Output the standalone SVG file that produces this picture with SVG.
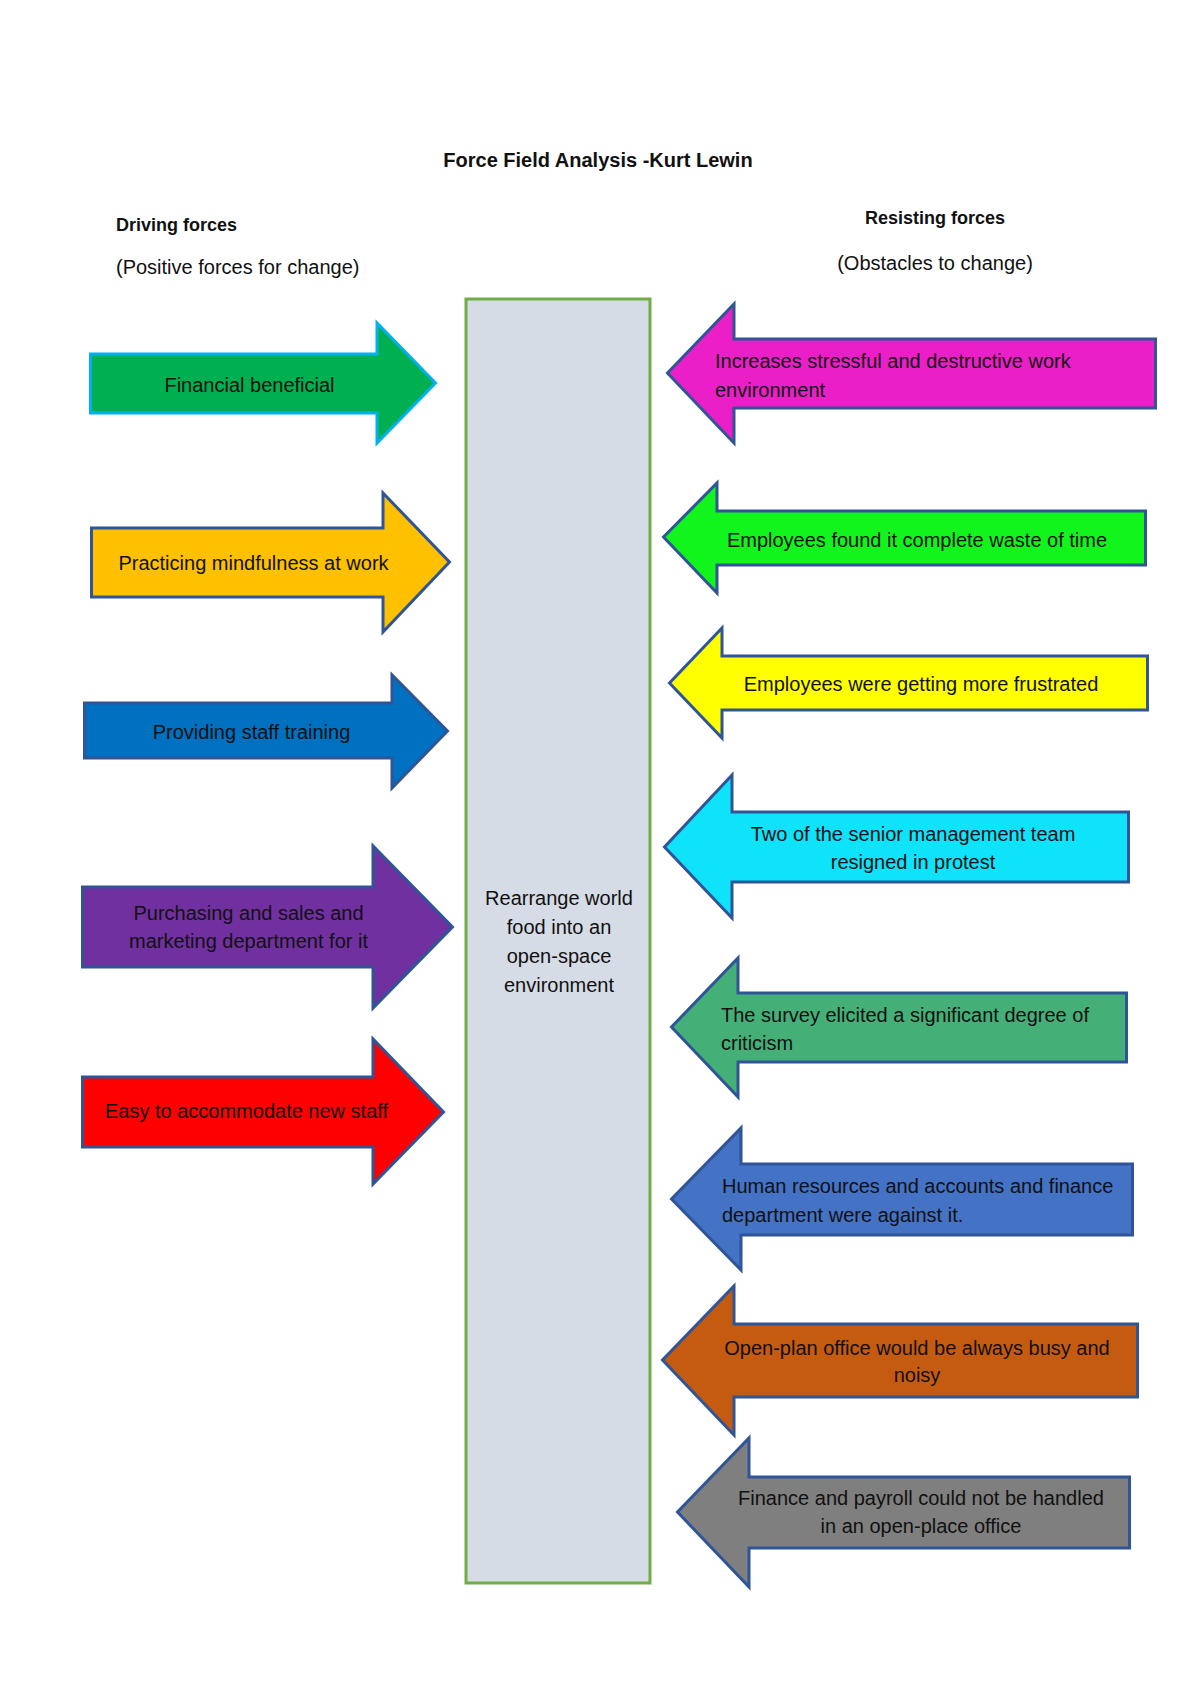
<svg xmlns="http://www.w3.org/2000/svg" width="1200" height="1698" viewBox="0 0 1200 1698">
<style>
text{font-family:"Liberation Sans",Arial,sans-serif;font-size:20px;fill:#111}
.b{font-weight:bold}
.m{text-anchor:middle}
.h{font-size:18px}
.arr{stroke:#2F5597;stroke-width:3;stroke-linejoin:miter}
</style>
<rect width="1200" height="1698" fill="#fff"/>
<g id="headers">
<text class="b m" x="598" y="167" font-size="20.4">Force Field Analysis -Kurt Lewin</text>
<text class="b h" x="116" y="231">Driving forces</text>
<text x="116" y="274">(Positive forces for change)</text>
<text class="b m h" x="935" y="224">Resisting forces</text>
<text class="m" x="935" y="270">(Obstacles to change)</text>
</g>
<g id="center">
<rect x="466" y="299" width="184" height="1284" fill="#D6DCE5" stroke="#70AD47" stroke-width="3"/>
<text class="m" x="559" y="905">Rearrange world</text>
<text class="m" x="559" y="934">food into an</text>
<text class="m" x="559" y="963">open-space</text>
<text class="m" x="559" y="992">environment</text>
</g>
<g id="connectors"></g>
<g id="d1">
<path d="M90.5,354 H377 V323 L435.5,383 L377,443 V413 H90.5 Z" fill="#00B050" stroke="#00B0F0" stroke-width="3"/>
<text class="m" x="249.5" y="392">Financial beneficial</text>
</g>
<g id="d2">
<path class="arr" d="M91.5,528 H383 V493 L449.5,562 L383,632 V597 H91.5 Z" fill="#FFC000"/>
<text class="m" x="253.5" y="570">Practicing mindfulness at work</text>
</g>
<g id="d3">
<path class="arr" d="M84.5,703 H392 V675 L447.5,731 L392,788 V758 H84.5 Z" fill="#0070C0"/>
<text class="m" x="251.5" y="739">Providing staff training</text>
</g>
<g id="d4">
<path class="arr" d="M82.5,887 H373 V846 L452.5,927 L373,1008 V967 H82.5 Z" fill="#7030A0"/>
<text class="m" x="248.5" y="920">Purchasing and sales and</text>
<text class="m" x="248.5" y="948">marketing department for it</text>
</g>
<g id="d5">
<path class="arr" d="M82.5,1077 H373 V1039 L443.5,1112 L373,1184 V1147 H82.5 Z" fill="#FF0000"/>
<text class="m" x="246.5" y="1118">Easy to accommodate new staff</text>
</g>
<g id="r1">
<path class="arr" d="M1155.5,339 H734 V304 L667.5,373 L734,443 V408 H1155.5 Z" fill="#EA1FC8"/>
<text x="715" y="368">Increases stressful and destructive work</text>
<text x="715" y="397">environment</text>
</g>
<g id="r2">
<path class="arr" d="M1145.5,511 H717 V483 L663.5,537 L717,593 V565 H1145.5 Z" fill="#12F51C"/>
<text class="m" x="917" y="547">Employees found it complete waste of time</text>
</g>
<g id="r3">
<path class="arr" d="M1147.5,656 H722 V628 L669.5,683 L722,738 V710 H1147.5 Z" fill="#FFFF00"/>
<text class="m" x="921" y="691">Employees were getting more frustrated</text>
</g>
<g id="r4">
<path class="arr" d="M1128.5,812 H732 V775 L664.5,847 L732,918 V882 H1128.5 Z" fill="#0EE3FA"/>
<text class="m" x="913" y="841">Two of the senior management team</text>
<text class="m" x="913" y="869">resigned in protest</text>
</g>
<g id="r5">
<path class="arr" d="M1126.5,993 H738 V958 L671.5,1027 L738,1097 V1062 H1126.5 Z" fill="#44B078"/>
<text x="721" y="1022">The survey elicited a significant degree of</text>
<text x="721" y="1050">criticism</text>
</g>
<g id="r6">
<path class="arr" d="M1132.5,1164 H741 V1128 L671.5,1199 L741,1270 V1235 H1132.5 Z" fill="#4472C4"/>
<text x="722" y="1193">Human resources and accounts and finance</text>
<text x="722" y="1222">department were against it.</text>
</g>
<g id="r7">
<path class="arr" d="M1137.5,1324 H734 V1286 L662.5,1360 L734,1435 V1397 H1137.5 Z" fill="#C55A11"/>
<text class="m" x="917" y="1355">Open-plan office would be always busy and</text>
<text class="m" x="917" y="1382">noisy</text>
</g>
<g id="r8">
<path class="arr" d="M1129.5,1477 H749 V1438 L677.5,1512 L749,1587 V1548 H1129.5 Z" fill="#7F7F7F"/>
<text class="m" x="921" y="1505">Finance and payroll could not be handled</text>
<text class="m" x="921" y="1533">in an open-place office</text>
</g>
</svg>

-=-=-

# WHAT IS BEING ASKED
Images in the data above are to be skipped. Retype all other material exactly.

# IN RESPONSE
Output the standalone SVG file that produces this picture with SVG.
<svg xmlns="http://www.w3.org/2000/svg" width="1200" height="1698" viewBox="0 0 1200 1698">
<style>
text{font-family:"Liberation Sans",Arial,sans-serif;font-size:20px;fill:#111}
.b{font-weight:bold}
.m{text-anchor:middle}
.h{font-size:18px}
.arr{stroke:#2F5597;stroke-width:3;stroke-linejoin:miter}
</style>
<rect width="1200" height="1698" fill="#fff"/>
<g id="headers">
<text class="b m" x="598" y="167" font-size="20.4">Force Field Analysis -Kurt Lewin</text>
<text class="b h" x="116" y="231">Driving forces</text>
<text x="116" y="274">(Positive forces for change)</text>
<text class="b m h" x="935" y="224">Resisting forces</text>
<text class="m" x="935" y="270">(Obstacles to change)</text>
</g>
<g id="center">
<rect x="466" y="299" width="184" height="1284" fill="#D6DCE5" stroke="#70AD47" stroke-width="3"/>
<text class="m" x="559" y="905">Rearrange world</text>
<text class="m" x="559" y="934">food into an</text>
<text class="m" x="559" y="963">open-space</text>
<text class="m" x="559" y="992">environment</text>
</g>
<g id="connectors"></g>
<g id="d1">
<path d="M90.5,354 H377 V323 L435.5,383 L377,443 V413 H90.5 Z" fill="#00B050" stroke="#00B0F0" stroke-width="3"/>
<text class="m" x="249.5" y="392">Financial beneficial</text>
</g>
<g id="d2">
<path class="arr" d="M91.5,528 H383 V493 L449.5,562 L383,632 V597 H91.5 Z" fill="#FFC000"/>
<text class="m" x="253.5" y="570">Practicing mindfulness at work</text>
</g>
<g id="d3">
<path class="arr" d="M84.5,703 H392 V675 L447.5,731 L392,788 V758 H84.5 Z" fill="#0070C0"/>
<text class="m" x="251.5" y="739">Providing staff training</text>
</g>
<g id="d4">
<path class="arr" d="M82.5,887 H373 V846 L452.5,927 L373,1008 V967 H82.5 Z" fill="#7030A0"/>
<text class="m" x="248.5" y="920">Purchasing and sales and</text>
<text class="m" x="248.5" y="948">marketing department for it</text>
</g>
<g id="d5">
<path class="arr" d="M82.5,1077 H373 V1039 L443.5,1112 L373,1184 V1147 H82.5 Z" fill="#FF0000"/>
<text class="m" x="246.5" y="1118">Easy to accommodate new staff</text>
</g>
<g id="r1">
<path class="arr" d="M1155.5,339 H734 V304 L667.5,373 L734,443 V408 H1155.5 Z" fill="#EA1FC8"/>
<text x="715" y="368">Increases stressful and destructive work</text>
<text x="715" y="397">environment</text>
</g>
<g id="r2">
<path class="arr" d="M1145.5,511 H717 V483 L663.5,537 L717,593 V565 H1145.5 Z" fill="#12F51C"/>
<text class="m" x="917" y="547">Employees found it complete waste of time</text>
</g>
<g id="r3">
<path class="arr" d="M1147.5,656 H722 V628 L669.5,683 L722,738 V710 H1147.5 Z" fill="#FFFF00"/>
<text class="m" x="921" y="691">Employees were getting more frustrated</text>
</g>
<g id="r4">
<path class="arr" d="M1128.5,812 H732 V775 L664.5,847 L732,918 V882 H1128.5 Z" fill="#0EE3FA"/>
<text class="m" x="913" y="841">Two of the senior management team</text>
<text class="m" x="913" y="869">resigned in protest</text>
</g>
<g id="r5">
<path class="arr" d="M1126.5,993 H738 V958 L671.5,1027 L738,1097 V1062 H1126.5 Z" fill="#44B078"/>
<text x="721" y="1022">The survey elicited a significant degree of</text>
<text x="721" y="1050">criticism</text>
</g>
<g id="r6">
<path class="arr" d="M1132.5,1164 H741 V1128 L671.5,1199 L741,1270 V1235 H1132.5 Z" fill="#4472C4"/>
<text x="722" y="1193">Human resources and accounts and finance</text>
<text x="722" y="1222">department were against it.</text>
</g>
<g id="r7">
<path class="arr" d="M1137.5,1324 H734 V1286 L662.5,1360 L734,1435 V1397 H1137.5 Z" fill="#C55A11"/>
<text class="m" x="917" y="1355">Open-plan office would be always busy and</text>
<text class="m" x="917" y="1382">noisy</text>
</g>
<g id="r8">
<path class="arr" d="M1129.5,1477 H749 V1438 L677.5,1512 L749,1587 V1548 H1129.5 Z" fill="#7F7F7F"/>
<text class="m" x="921" y="1505">Finance and payroll could not be handled</text>
<text class="m" x="921" y="1533">in an open-place office</text>
</g>
</svg>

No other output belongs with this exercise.